Keine Anstiftung zum Missbrauch: Bundesgerichtshof spricht Angeklagte von Einzeltat frei – Landgericht senkt Gesamtstrafe

Trier · Weil der Bundesgerichtshof ein Urteil des Trierer Landgerichts revidiert hat, musste die zweite große Jugendkammer gestern erneut verhandeln. Ergebnis: Die Haftstrafe des Angeklagten wegen sexuellen Missbrauchs eines Babys und Besitzes von kinderpornografischen Bildern wurde um drei Monate reduziert.

Seine Zelle in der Justizvollzugsanstalt Trier verlasse er nur noch zur Nahrungsaufnahme, berichtet der Angeklagte vor der zweiten großen Jugendkammer des Trierer Landgerichts. "Es ist viel schlimmer im Gefängnis, als ich es mir je hätte ausmalen können." Die Isolation hat ihm nicht die Gefängnisleitung auferlegt. Der Angeklagte will es nicht anders. Aus Selbstschutz. Denn schlimmer als die Einsamkeit ist das, was die Mithäftlinge mit ihm anstellen, wenn sie ihn denn zu fassen bekommen.
Der 56-Jährige ist ein verurteilter Kinderschänder. Und ist laut seinem Verteidiger im Gefängnis bereits etliche Male von seinen Mithäftlingen vergewaltigt worden. "Insbesondere in den Gemeinschaftsduschen, die es in unseren Haftanstalten leider immer noch gibt, sind Kinderschänder der sexuellen Gewalt der anderen ausgeliefert", berichtet Rechtsanwalt Rüdiger Weidhaus in einer Verhandlungspause. Richterin Petra Schmitz bestätigt bei der Urteilsverkündung, dass Kinderschänder in Gefängnissen "ganz unten in der Hierarchie stehen", und glaubt dem Täter offenbar auch, dass er das "schon am eigenen Leib zu spüren bekommen hat".
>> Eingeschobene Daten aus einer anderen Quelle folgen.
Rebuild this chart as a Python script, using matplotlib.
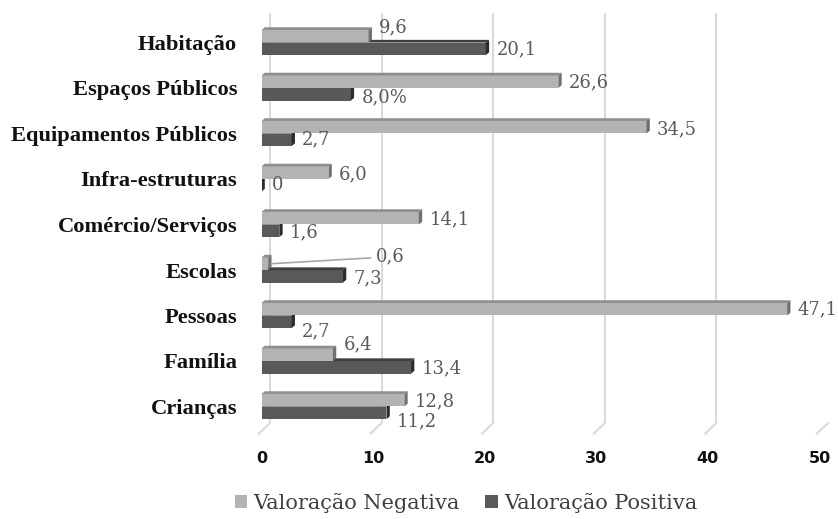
import numpy as np
import matplotlib.pyplot as plt
from matplotlib.patches import Polygon, Patch

categories = ['Habitação', 'Espaços Públicos', 'Equipamentos Públicos', 'Infra-estruturas',
              'Comércio/Serviços', 'Escolas', 'Pessoas', 'Família', 'Crianças']
negativa = [9.6, 26.6, 34.5, 6.0, 14.1, 0.6, 47.1, 6.4, 12.8]
positiva = [20.1, 8.0, 2.7, 0.0, 1.6, 7.3, 2.7, 13.4, 11.2]
neg_labels = ['9,6', '26,6', '34,5', '6,0', '14,1', '0,6', '47,1', '6,4', '12,8']
pos_labels = ['20,1', '8,0%', '2,7', '0', '1,6', '7,3', '2,7', '13,4', '11,2']
xticks = [0, 10, 20, 30, 40, 50]

# label nudges in pixels (down is positive)
neg_dy = [-9, 1, 2, 2, 1, -7, 0, -10, 1]
pos_dy = [1, 3, 0, 0, 2, 2, 10, 1, 9]

NEG, NEG_TOP, NEG_CAP = '#b3b3b3', '#8e8e8e', '#6f6f6f'
POS, POS_TOP, POS_CAP = '#595959', '#3e3e3e', '#2c2c2c'

W, H = 838, 519
fig = plt.figure(figsize=(W / 100, H / 100), dpi=100)
ax_left, ax_top, ax_bot, ax_w = 261.5, 13, 423, 558
ax = fig.add_axes([ax_left / W, (H - ax_bot) / H, ax_w / W, (ax_bot - ax_top) / H])

PXU = ax_w / 50.0          # px per x unit
PYU = 45.5                 # px per category step
n = len(categories)
y = np.arange(n)[::-1]     # Habitação at top
ax.set_xlim(0, 50)
ax.set_ylim(-(ax_bot - 406.5) / PYU, (n - 1) + (42.5 - ax_top) / PYU)

bh = 12.5 / PYU
off = 6.3 / PYU
dx = 3.3 / PXU
dy = 2.7 / PYU

# back-plane gridlines with a slanted foot
for v in xticks:
    xb = v + 8.5 / PXU
    yl = ax.get_ylim()
    ax.plot([xb, xb], [yl[0], yl[1]], color='#d9d9d9', lw=1.5, zorder=0)
    ax.plot([xb, v - 2.5 / PXU], [yl[0], yl[0] - 10.5 / PYU], color='#d9d9d9',
            lw=1.5, zorder=0, clip_on=False)


def bars3d(vals, yc, face, top, cap, z):
    ax.barh(yc, vals, height=bh, color=face, edgecolor='none', zorder=z)
    for v, c in zip(vals, yc):
        t, b = c + bh / 2, c - bh / 2
        ax.add_patch(Polygon([(0, t), (v, t), (v + dx, t + dy), (dx, t + dy)],
                             closed=True, color=top, lw=0, zorder=z))
        ax.add_patch(Polygon([(v, b), (v, t), (v + dx, t + dy), (v + dx, b + dy)],
                             closed=True, color=cap, lw=0, zorder=z))


bars3d(positiva, y - off, POS, POS_TOP, POS_CAP, 2)
bars3d(negativa, y + off, NEG, NEG_TOP, NEG_CAP, 3)

lab_font = dict(family='DejaVu Serif', fontsize=13, color='#5a5a5a')
for i in range(n):
    for vals, labs, dys, sgn in ((negativa, neg_labels, neg_dy, 1), (positiva, pos_labels, pos_dy, -1)):
        v = vals[i]
        yc = y[i] + sgn * off - dys[i] / PYU
        if i == 5 and sgn == 1:
            # small bar: label pulled out with a leader line
            ax.annotate(labs[i], xy=(v + dx, y[i] + off), xytext=(v + 108 / PXU, yc),
                        ha='left', va='center', zorder=5,
                        arrowprops=dict(arrowstyle='-', color='#a6a6a6', lw=1.2,
                                        shrinkA=2, shrinkB=0), **lab_font)
        else:
            ax.text(v + 10.5 / PXU, yc, labs[i], ha='left', va='center', zorder=5, **lab_font)

ax.set_yticks(y)
ax.set_yticklabels(categories, fontfamily='Liberation Serif', fontweight='bold',
                   fontsize=16.2, color='#111111')
ax.set_xticks(xticks)
ax.set_xticklabels([str(t) for t in xticks], fontfamily='DejaVu Sans', fontweight='bold',
                   fontsize=11.5, color='#111111')
ax.tick_params(axis='y', length=0, pad=17.5)
ax.tick_params(axis='x', length=0, pad=20)
for s in ax.spines.values():
    s.set_visible(False)

handles = [Patch(facecolor=NEG, label='Valoração Negativa'),
           Patch(facecolor=POS, label='Valoração Positiva')]
fig.legend(handles=handles, loc='center', bbox_to_anchor=(466 / W, 1 - 503 / H), ncol=2,
           frameon=False, handlelength=0.6, handleheight=0.6, handletextpad=0.3,
           columnspacing=1.2, prop={'family': 'DejaVu Serif', 'size': 15},
           labelcolor='#404040')

fig.savefig('out.png', dpi=100)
Mitleid mit dem Pfälzer zu haben, fällt trotzdem mehr als schwer: Keine drei Monate alt war der Säugling, an dem sich der Mann vergangen hat. Die in Trier lebende Mutter des Kindes war nur eine von etlichen Frauen, mit denen der Angeklagte seine weit über die Normen hinausgehenden sexuellen Vorlieben - unter anderem Sodomie und Fäkalsex - auslebte. Ihr Baby hatte sie zu einem der Treffen im Herbst 2007 mitgebracht. Die Vergewaltigungsversuche des Angeklagten scheiterten offenbar nur daran, dass der Junge noch viel zu klein war. Die Mutter, die selbst zu einer zweijährigen Bewährungsstrafe verurteilt worden war, hielt die Tat fotografisch fest.
Für den Missbrauch des Jungens hatte das Trierer Landgericht im Sommer 2013 den Angeklagten zu einer Freiheitsstrafe von zwei Jahren und acht Monaten verurteilt. Wegen des Besitzes und der Weitergabe kinderpornografischer Bilder war der Mann zu weiteren Einzelstrafen verurteilt worden. Dass er die Mutter dazu angestiftet habe, ihren anderen Sohn ebenfalls sexuell zu missbrauchen, war ebenfalls als Einzeltat geahndet worden. Insgesamt sprach das Landgericht damals eine Gesamtstrafe von drei Jahren und neun Monaten aus (der TV berichtete).
Der Täter ging in Revision. Mit Erfolg: Der Bundesgerichtshof hob die Einzelstrafe wegen Anstiftung zum sexuellen Missbrauch auf. Denn als Straftat hätte dies nach der damaligen Rechtsprechung - die mittlerweile verschärft wurde - nur bewertet werden können, sofern die Mutter ein eigenes sexuelles Interesse an dem Missbrauch gehabt hätte. Ein solches hatte das Landgericht der Frau bei deren Verurteilung allerdings nicht vorgeworfen.

Die zweite große Jugendkammer des Landgerichts musste daher gestern die Gesamtstrafe des Angeklagten neu festlegen. "Alle anderen, vom Bundesgerichtshof bestätigten Einzeltaten, sind so umfassend, dass es keinen Grund gibt, die Gesamtstrafe zu mindern", plädiert Oberstaatsanwalt Hans-Peter Hemmes. Verteidiger Weidhaus sieht die Sache anders: "Der Bundesgerichtshof hat den Angeklagten von einem nicht unbedeutenden Teil des Urteils freigesprochen - was sich mit einer Strafmilderung von vier Monaten auswirken sollte." Das Schöffengericht erlässt schließlich dem laut psychiatrischen Gutachtens voll schuldfähigem Täter drei Monate der ursprünglichen Haftstrafe von drei Jahren und neun Monaten.